#### DATASET SECTION
-- BEGIN --
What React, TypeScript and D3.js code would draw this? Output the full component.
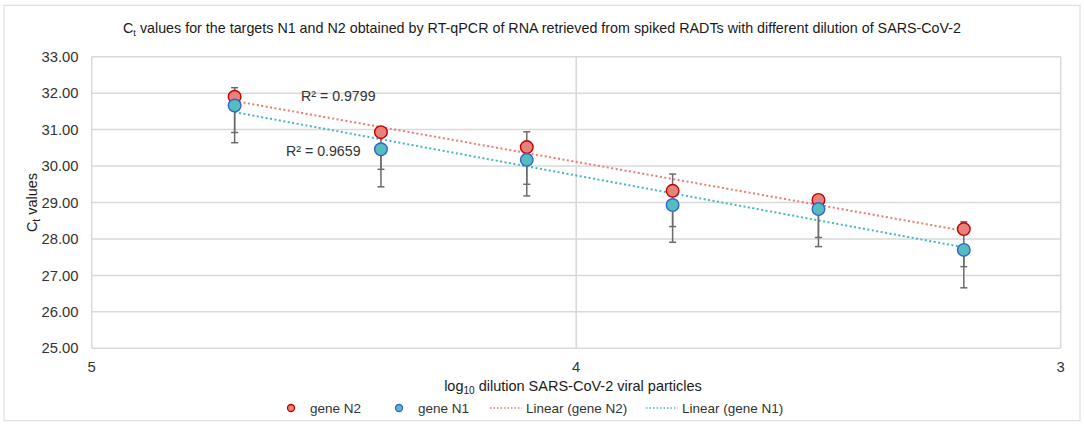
import React from "react";
import * as d3 from "d3";

// log10 dilution of viral particles (x) and mean Ct values
const dilutions = [4.705, 4.403, 4.102, 3.801, 3.5, 3.2];
const ctN2 = [31.9, 30.93, 30.52, 29.32, 29.07, 28.27];
const ctN1 = [31.66, 30.46, 30.17, 28.93, 28.82, 27.7];
const errN2Plus = [0.25, 0, 0.42, 0.46, 0, 0.2];
const errN2Minus = [0.98, 1.02, 1.02, 0.98, 1.03, 1.03];
const errN1Minus = [1.02, 1.03, 0.99, 1.02, 1.03, 1.04];
const yTicks = [25, 26, 27, 28, 29, 30, 31, 32, 33];
const xTicks = [5, 4, 3];
const r2Labels = ["R² = 0.9799", "R² = 0.9659"];

const W = 1084;
const H = 427;
const font = "'Liberation Sans', Arial, Helvetica, sans-serif";

const fit = (xs: number[], ys: number[]) => {
  const mx = d3.mean(xs)!;
  const my = d3.mean(ys)!;
  const b =
    d3.sum(xs, (x, i) => (x - mx) * (ys[i] - my)) /
    d3.sum(xs, (x) => (x - mx) ** 2);
  return (x: number) => my + b * (x - mx);
};

export default function App() {
  const x = d3.scaleLinear().domain([5, 3]).range([91.7, 1060.7]);
  const y = d3.scaleLinear().domain([25, 33]).range([348.3, 56.7]);

  const series = [
    { name: "gene N2", vals: ctN2, fill: "#e8837b", stroke: "#c00000", trend: "#ea7b73" },
    { name: "gene N1", vals: ctN1, fill: "#52bebf", stroke: "#3c5fcf", trend: "#3fb9c2" },
  ];

  const xFirst = dilutions[0];
  const xLast = dilutions[dilutions.length - 1];

  const cap = 3.5;
  const errColor = "#6b6b6b";

  return (
    <svg
      width={W}
      height={H}
      style={{ position: "absolute", left: 0, top: 0, background: "#fff" }}
      fontFamily={font}
    >
      <rect x={4} y={5.3} width={1076} height={415.4} fill="#fff" stroke="#d9d9d9" strokeWidth={1} />

      <text x={542} y={33} textAnchor="middle" fontSize={14.3} fill="#1a1a1a">
        C<tspan fontSize={9.5} dy={3}>t</tspan>
        <tspan dy={-3}> values for the targets N1 and N2 obtained by RT-qPCR of RNA retrieved from spiked RADTs with different dilution of SARS-CoV-2</tspan>
      </text>

      {/* grid */}
      {yTicks.map((t) => (
        <line key={"gy" + t} x1={x(5)} x2={x(3)} y1={y(t)} y2={y(t)} stroke="#d9d9d9" strokeWidth={1.5} />
      ))}
      {xTicks.map((t) => (
        <line key={"gx" + t} x1={x(t)} x2={x(t)} y1={y(25)} y2={y(33)} stroke="#d9d9d9" strokeWidth={1.5} />
      ))}

      {yTicks.map((t) => (
        <text key={"ty" + t} x={78.5} y={y(t)} dy="0.35em" textAnchor="end" fontSize={14.8} fill="#333">
          {t.toFixed(2)}
        </text>
      ))}
      {xTicks.map((t) => (
        <text key={"tx" + t} x={x(t)} y={367} dy="0.35em" textAnchor="middle" fontSize={14.8} fill="#333">
          {t}
        </text>
      ))}

      <text transform={`translate(37,${(y(25) + y(33)) / 2}) rotate(-90)`} textAnchor="middle" fontSize={14.5} fill="#1a1a1a">
        C<tspan fontSize={10} dy={3}>t</tspan>
        <tspan dy={-3}> values</tspan>
      </text>

      <text x={573} y={391} textAnchor="middle" fontSize={14.5} fill="#1a1a1a">
        log<tspan fontSize={10} dy={3}>10</tspan>
        <tspan dy={-3}> dilution SARS-CoV-2 viral particles</tspan>
      </text>

      {/* trendlines */}
      {series.map((s) => {
        const f = fit(dilutions, s.vals);
        const path = d3.line()([
          [x(xFirst), y(f(xFirst))],
          [x(xLast), y(f(xLast))],
        ]);
        return (
          <path key={"tr" + s.name} d={path as string} stroke={s.trend} strokeWidth={2} strokeDasharray="2,2.5" fill="none" />
        );
      })}

      {/* error bars */}
      {dilutions.map((d, i) => {
        const cx = x(d);
        const bars = [
          [ctN2[i] + errN2Plus[i], ctN2[i] - errN2Minus[i]],
          [ctN1[i], ctN1[i] - errN1Minus[i]],
        ];
        return (
          <g key={"e" + i} stroke={errColor} strokeWidth={1.5}>
            {bars.map(([hi, lo], j) => (
              <g key={j}>
                <line x1={cx} x2={cx} y1={y(hi)} y2={y(lo)} />
                <line x1={cx - cap} x2={cx + cap} y1={y(hi)} y2={y(hi)} />
                <line x1={cx - cap} x2={cx + cap} y1={y(lo)} y2={y(lo)} />
              </g>
            ))}
          </g>
        );
      })}

      {/* markers: N2 first, then N1 on top */}
      {series.map((s) =>
        s.vals.map((v, i) => (
          <circle key={s.name + i} cx={x(dilutions[i])} cy={y(v)} r={6.3} fill={s.fill} stroke={s.stroke} strokeWidth={1.4} />
        ))
      )}

      <text x={301} y={96} dy="0.35em" fontSize={14.2} fill="#333">{r2Labels[0]}</text>
      <text x={286} y={151} dy="0.35em" fontSize={14.2} fill="#333">{r2Labels[1]}</text>

      {/* legend */}
      <g fontSize={13.5} fill="#333">
        <circle cx={291} cy={408} r={3.5} fill={series[0].fill} stroke={series[0].stroke} strokeWidth={1.3} />
        <text x={310} y={408} dy="0.35em">gene N2</text>
        <circle cx={399} cy={408} r={3.5} fill={series[1].fill} stroke={series[1].stroke} strokeWidth={1.3} />
        <text x={418} y={408} dy="0.35em">gene N1</text>
        <line x1={490} x2={522} y1={408} y2={408} stroke={series[0].trend} strokeWidth={1.5} strokeDasharray="1.5,2" />
        <text x={526} y={408} dy="0.35em">Linear (gene N2)</text>
        <line x1={646} x2={678} y1={408} y2={408} stroke={series[1].trend} strokeWidth={1.5} strokeDasharray="1.5,2" />
        <text x={682} y={408} dy="0.35em">Linear (gene N1)</text>
      </g>
    </svg>
  );
}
-- END --
#### WHAT NEEDS TO BE DONE
Identify the lines that hold the word "React". Copy every one of them.

#### FINAL RESULT
What React, TypeScript and D3.js code would draw this? Output the full component.
import React from "react";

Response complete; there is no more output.